Thursday, June 30, 2011

Walt Whitman print

Here's the first stage of a Walt Whitman print. In the next few weeks I'm going to begin a series of Naked Boy related posters featuring the historic figures in the story. Walt Whitman plays Lyle Walters, the werewolf/guiding spirit.

Thursday, June 16, 2011

Summer Comics Roundup




A COMICS ROUND UP

Here’s some short reviews of notable comics I’ve read recently. All three of the series I in this review are self-published. They all have very distinct voices. These are stories that work best as comics and a large part of comics history is in serialization. Check them out and support some talented up and coming artists and writers.


Poison the Cure is a dense, underappreciated labor of love. It doesn’t look or sound like anything else I’ve read. (Alex Cahill is a friend so I’ll get that out of the way right now) Ziade and Cahill have been working on Poison the Cure since 2006. Poison the Cure begins with aliens in a far distant future. They are assigned to discover the history of a long ago scorched earth. The story is told via the psychic residue of the characters. Set in a dystopic near future, a group of friends fight against a military-industrial dictatorship. Cahill’s drawings crackle with energy. He uses the hard black and white negative spaces of woodcuts, but manages to retain the liquid fluidity of ink. Ziade’s storytelling is at times elliptical, but never pandering. Poison the Cure is one of the most thrilling books I've read in a while. What is exciting to me is to see how Cahill’s drawings have matured over the 5 years of the making of the books. 
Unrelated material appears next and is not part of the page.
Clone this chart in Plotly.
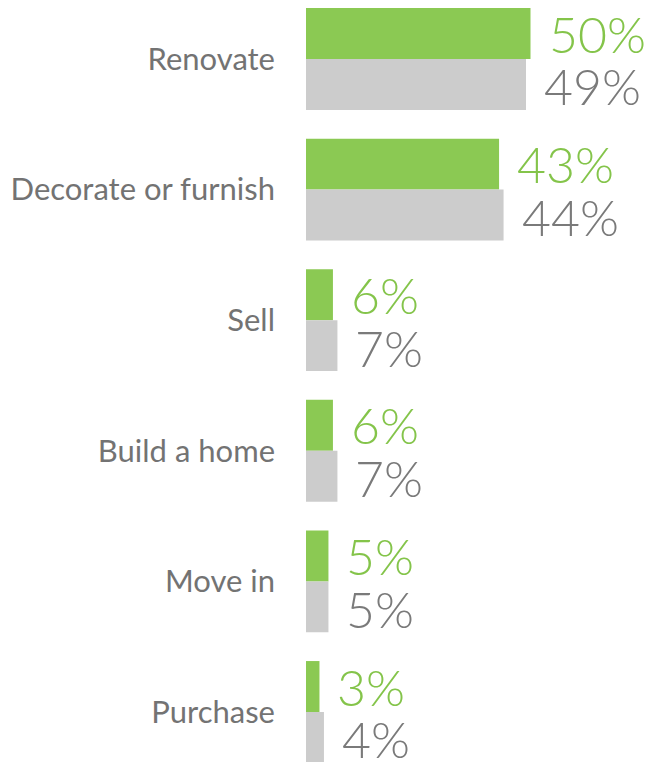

I picked these small zine style comics on my way out of the door at Stumptown. I’m glad I did. The Feast is a strange fairy tale about girls fighting a carnivorous monster. The drawing is crisp and clear. The storytelling has a good pace. The Godins is an ongoing story that takes place in a fantasy world. Palmer has a very clean storytelling style. Like Jeff Smith’s Bone, The Godins uses a combination of Disneyesque characterizations and fantasy tropes to tell the story. I look forward to the next installments.







I’ve liked Malachi Ward’s work since I discovered Utu. Like the above-mentioned books, Expansion is a three part serialized story. Expansion exists in the world of high-concept science fiction. The story elling is elegant. Sheean and Ward also know how to pace a serialized story. Each installment works as a piece that builds a larger whole. The combined drawing of the two (Sheean on pencils and Ward on inks) has a slippery, sticky quality. One particular page in which the character Turner watches a multitude of people turn into a gooey mass of slime is terrific. Sheean and Ward use silence to great affect in creating the sensation of being lost far out in the void of space.